#### WHAT YOU WILL DO
Omit all pictures. Copy the rest of the material exactly.

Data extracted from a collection
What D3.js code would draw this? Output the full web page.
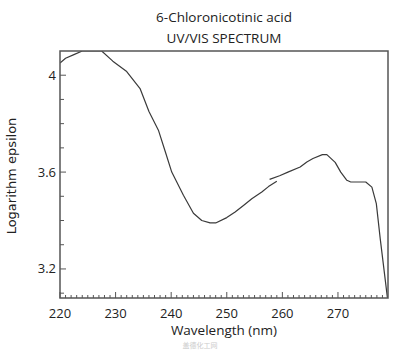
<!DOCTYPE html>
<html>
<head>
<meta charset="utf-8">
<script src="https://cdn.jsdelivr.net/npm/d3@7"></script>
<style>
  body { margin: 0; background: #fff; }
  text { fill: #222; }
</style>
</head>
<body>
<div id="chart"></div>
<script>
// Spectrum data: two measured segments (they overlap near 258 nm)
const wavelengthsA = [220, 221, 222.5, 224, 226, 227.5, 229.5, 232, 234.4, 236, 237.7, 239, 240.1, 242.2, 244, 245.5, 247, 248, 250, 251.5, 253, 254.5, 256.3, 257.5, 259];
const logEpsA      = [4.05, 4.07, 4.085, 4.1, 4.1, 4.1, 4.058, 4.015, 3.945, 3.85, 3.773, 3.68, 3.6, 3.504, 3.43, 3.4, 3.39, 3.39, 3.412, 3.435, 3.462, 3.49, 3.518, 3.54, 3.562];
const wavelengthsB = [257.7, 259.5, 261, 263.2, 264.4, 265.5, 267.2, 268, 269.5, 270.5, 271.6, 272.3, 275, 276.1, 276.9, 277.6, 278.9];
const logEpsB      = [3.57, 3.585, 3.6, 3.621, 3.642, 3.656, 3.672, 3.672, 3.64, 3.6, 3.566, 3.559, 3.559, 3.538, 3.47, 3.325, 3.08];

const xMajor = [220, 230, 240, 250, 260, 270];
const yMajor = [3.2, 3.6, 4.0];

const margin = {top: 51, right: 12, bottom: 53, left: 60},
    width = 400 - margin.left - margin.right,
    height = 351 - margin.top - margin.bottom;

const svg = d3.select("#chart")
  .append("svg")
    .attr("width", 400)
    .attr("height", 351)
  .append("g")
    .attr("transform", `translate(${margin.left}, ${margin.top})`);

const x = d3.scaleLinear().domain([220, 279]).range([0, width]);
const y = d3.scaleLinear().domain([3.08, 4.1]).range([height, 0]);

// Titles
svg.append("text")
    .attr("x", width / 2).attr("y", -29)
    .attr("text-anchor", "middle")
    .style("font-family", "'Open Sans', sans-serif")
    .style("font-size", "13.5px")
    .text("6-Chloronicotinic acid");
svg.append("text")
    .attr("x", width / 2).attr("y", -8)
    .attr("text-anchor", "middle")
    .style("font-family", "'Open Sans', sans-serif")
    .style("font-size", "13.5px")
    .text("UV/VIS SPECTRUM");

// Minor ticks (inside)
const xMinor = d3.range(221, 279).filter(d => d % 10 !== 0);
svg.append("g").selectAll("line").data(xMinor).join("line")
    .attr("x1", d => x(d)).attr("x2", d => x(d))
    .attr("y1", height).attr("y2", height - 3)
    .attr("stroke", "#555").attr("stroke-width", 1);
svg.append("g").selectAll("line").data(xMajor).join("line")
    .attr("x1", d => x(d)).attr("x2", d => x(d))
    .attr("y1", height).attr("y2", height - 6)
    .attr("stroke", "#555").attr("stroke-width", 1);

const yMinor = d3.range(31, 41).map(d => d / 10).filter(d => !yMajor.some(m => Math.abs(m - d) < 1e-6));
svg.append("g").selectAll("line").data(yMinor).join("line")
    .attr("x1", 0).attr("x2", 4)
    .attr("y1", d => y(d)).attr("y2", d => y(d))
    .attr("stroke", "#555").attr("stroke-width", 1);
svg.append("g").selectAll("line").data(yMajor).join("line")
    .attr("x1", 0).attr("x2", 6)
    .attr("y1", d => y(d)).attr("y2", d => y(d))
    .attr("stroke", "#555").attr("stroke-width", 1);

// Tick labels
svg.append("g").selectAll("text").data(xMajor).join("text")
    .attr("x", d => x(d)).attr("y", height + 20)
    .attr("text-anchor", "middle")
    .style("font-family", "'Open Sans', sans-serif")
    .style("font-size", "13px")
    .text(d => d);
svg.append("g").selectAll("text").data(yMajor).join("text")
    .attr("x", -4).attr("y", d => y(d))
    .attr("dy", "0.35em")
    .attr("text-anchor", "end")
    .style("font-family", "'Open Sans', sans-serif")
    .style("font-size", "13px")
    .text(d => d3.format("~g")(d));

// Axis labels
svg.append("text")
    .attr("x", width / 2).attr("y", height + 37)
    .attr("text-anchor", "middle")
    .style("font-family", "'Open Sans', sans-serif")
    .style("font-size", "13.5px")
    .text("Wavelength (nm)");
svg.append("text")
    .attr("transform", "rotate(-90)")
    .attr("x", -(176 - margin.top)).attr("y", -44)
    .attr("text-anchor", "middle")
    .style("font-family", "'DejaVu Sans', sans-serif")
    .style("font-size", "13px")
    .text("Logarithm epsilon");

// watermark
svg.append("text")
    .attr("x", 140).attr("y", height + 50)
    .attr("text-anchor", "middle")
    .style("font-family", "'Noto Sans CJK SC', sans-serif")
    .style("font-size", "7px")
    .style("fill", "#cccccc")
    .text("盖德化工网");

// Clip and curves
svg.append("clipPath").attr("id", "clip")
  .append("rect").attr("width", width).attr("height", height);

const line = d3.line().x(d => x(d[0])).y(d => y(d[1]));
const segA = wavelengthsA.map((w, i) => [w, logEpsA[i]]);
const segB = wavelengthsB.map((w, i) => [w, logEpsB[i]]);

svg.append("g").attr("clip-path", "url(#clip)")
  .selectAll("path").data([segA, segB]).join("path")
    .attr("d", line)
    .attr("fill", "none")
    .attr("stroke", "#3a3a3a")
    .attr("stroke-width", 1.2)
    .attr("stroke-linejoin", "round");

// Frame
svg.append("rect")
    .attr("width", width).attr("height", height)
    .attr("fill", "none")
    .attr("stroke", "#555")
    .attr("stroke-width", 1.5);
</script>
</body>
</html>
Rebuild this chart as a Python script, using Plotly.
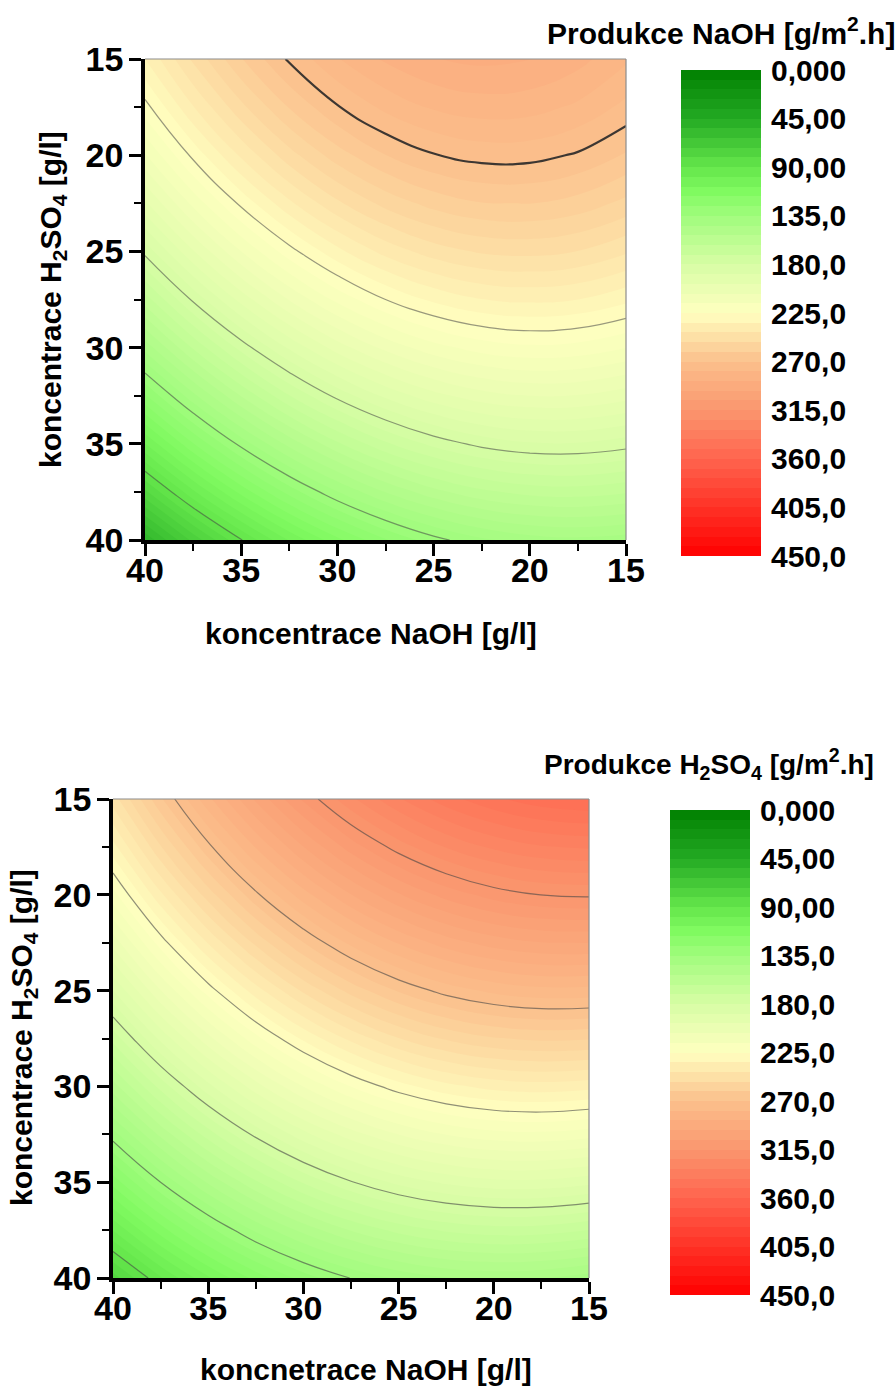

#### REPLY TO THE TASK
What D3.js code would draw this? Output the full web page.
<!DOCTYPE html>
<html>
<head>
<meta charset="utf-8">
<script src="https://cdn.jsdelivr.net/npm/d3@7"></script>
<style>
  body { margin: 0; background: #fff; }
  text { fill: #222; }
</style>
</head>
<body>
<div id="chart"></div>
<script>
// Spectrum data: two measured segments (they overlap near 258 nm)
const wavelengthsA = [220, 221, 222.5, 224, 226, 227.5, 229.5, 232, 234.4, 236, 237.7, 239, 240.1, 242.2, 244, 245.5, 247, 248, 250, 251.5, 253, 254.5, 256.3, 257.5, 259];
const logEpsA      = [4.05, 4.07, 4.085, 4.1, 4.1, 4.1, 4.058, 4.015, 3.945, 3.85, 3.773, 3.68, 3.6, 3.504, 3.43, 3.4, 3.39, 3.39, 3.412, 3.435, 3.462, 3.49, 3.518, 3.54, 3.562];
const wavelengthsB = [257.7, 259.5, 261, 263.2, 264.4, 265.5, 267.2, 268, 269.5, 270.5, 271.6, 272.3, 275, 276.1, 276.9, 277.6, 278.9];
const logEpsB      = [3.57, 3.585, 3.6, 3.621, 3.642, 3.656, 3.672, 3.672, 3.64, 3.6, 3.566, 3.559, 3.559, 3.538, 3.47, 3.325, 3.08];

const xMajor = [220, 230, 240, 250, 260, 270];
const yMajor = [3.2, 3.6, 4.0];

const margin = {top: 51, right: 12, bottom: 53, left: 60},
    width = 400 - margin.left - margin.right,
    height = 351 - margin.top - margin.bottom;

const svg = d3.select("#chart")
  .append("svg")
    .attr("width", 400)
    .attr("height", 351)
  .append("g")
    .attr("transform", `translate(${margin.left}, ${margin.top})`);

const x = d3.scaleLinear().domain([220, 279]).range([0, width]);
const y = d3.scaleLinear().domain([3.08, 4.1]).range([height, 0]);

// Titles
svg.append("text")
    .attr("x", width / 2).attr("y", -29)
    .attr("text-anchor", "middle")
    .style("font-family", "'Open Sans', sans-serif")
    .style("font-size", "13.5px")
    .text("6-Chloronicotinic acid");
svg.append("text")
    .attr("x", width / 2).attr("y", -8)
    .attr("text-anchor", "middle")
    .style("font-family", "'Open Sans', sans-serif")
    .style("font-size", "13.5px")
    .text("UV/VIS SPECTRUM");

// Minor ticks (inside)
const xMinor = d3.range(221, 279).filter(d => d % 10 !== 0);
svg.append("g").selectAll("line").data(xMinor).join("line")
    .attr("x1", d => x(d)).attr("x2", d => x(d))
    .attr("y1", height).attr("y2", height - 3)
    .attr("stroke", "#555").attr("stroke-width", 1);
svg.append("g").selectAll("line").data(xMajor).join("line")
    .attr("x1", d => x(d)).attr("x2", d => x(d))
    .attr("y1", height).attr("y2", height - 6)
    .attr("stroke", "#555").attr("stroke-width", 1);

const yMinor = d3.range(31, 41).map(d => d / 10).filter(d => !yMajor.some(m => Math.abs(m - d) < 1e-6));
svg.append("g").selectAll("line").data(yMinor).join("line")
    .attr("x1", 0).attr("x2", 4)
    .attr("y1", d => y(d)).attr("y2", d => y(d))
    .attr("stroke", "#555").attr("stroke-width", 1);
svg.append("g").selectAll("line").data(yMajor).join("line")
    .attr("x1", 0).attr("x2", 6)
    .attr("y1", d => y(d)).attr("y2", d => y(d))
    .attr("stroke", "#555").attr("stroke-width", 1);

// Tick labels
svg.append("g").selectAll("text").data(xMajor).join("text")
    .attr("x", d => x(d)).attr("y", height + 20)
    .attr("text-anchor", "middle")
    .style("font-family", "'Open Sans', sans-serif")
    .style("font-size", "13px")
    .text(d => d);
svg.append("g").selectAll("text").data(yMajor).join("text")
    .attr("x", -4).attr("y", d => y(d))
    .attr("dy", "0.35em")
    .attr("text-anchor", "end")
    .style("font-family", "'Open Sans', sans-serif")
    .style("font-size", "13px")
    .text(d => d3.format("~g")(d));

// Axis labels
svg.append("text")
    .attr("x", width / 2).attr("y", height + 37)
    .attr("text-anchor", "middle")
    .style("font-family", "'Open Sans', sans-serif")
    .style("font-size", "13.5px")
    .text("Wavelength (nm)");
svg.append("text")
    .attr("transform", "rotate(-90)")
    .attr("x", -(176 - margin.top)).attr("y", -44)
    .attr("text-anchor", "middle")
    .style("font-family", "'DejaVu Sans', sans-serif")
    .style("font-size", "13px")
    .text("Logarithm epsilon");

// watermark
svg.append("text")
    .attr("x", 140).attr("y", height + 50)
    .attr("text-anchor", "middle")
    .style("font-family", "'Noto Sans CJK SC', sans-serif")
    .style("font-size", "7px")
    .style("fill", "#cccccc")
    .text("盖德化工网");

// Clip and curves
svg.append("clipPath").attr("id", "clip")
  .append("rect").attr("width", width).attr("height", height);

const line = d3.line().x(d => x(d[0])).y(d => y(d[1]));
const segA = wavelengthsA.map((w, i) => [w, logEpsA[i]]);
const segB = wavelengthsB.map((w, i) => [w, logEpsB[i]]);

svg.append("g").attr("clip-path", "url(#clip)")
  .selectAll("path").data([segA, segB]).join("path")
    .attr("d", line)
    .attr("fill", "none")
    .attr("stroke", "#3a3a3a")
    .attr("stroke-width", 1.2)
    .attr("stroke-linejoin", "round");

// Frame
svg.append("rect")
    .attr("width", width).attr("height", height)
    .attr("fill", "none")
    .attr("stroke", "#555")
    .attr("stroke-width", 1.5);
</script>
</body>
</html>
Rebuild this chart as a Python script, using Plotly.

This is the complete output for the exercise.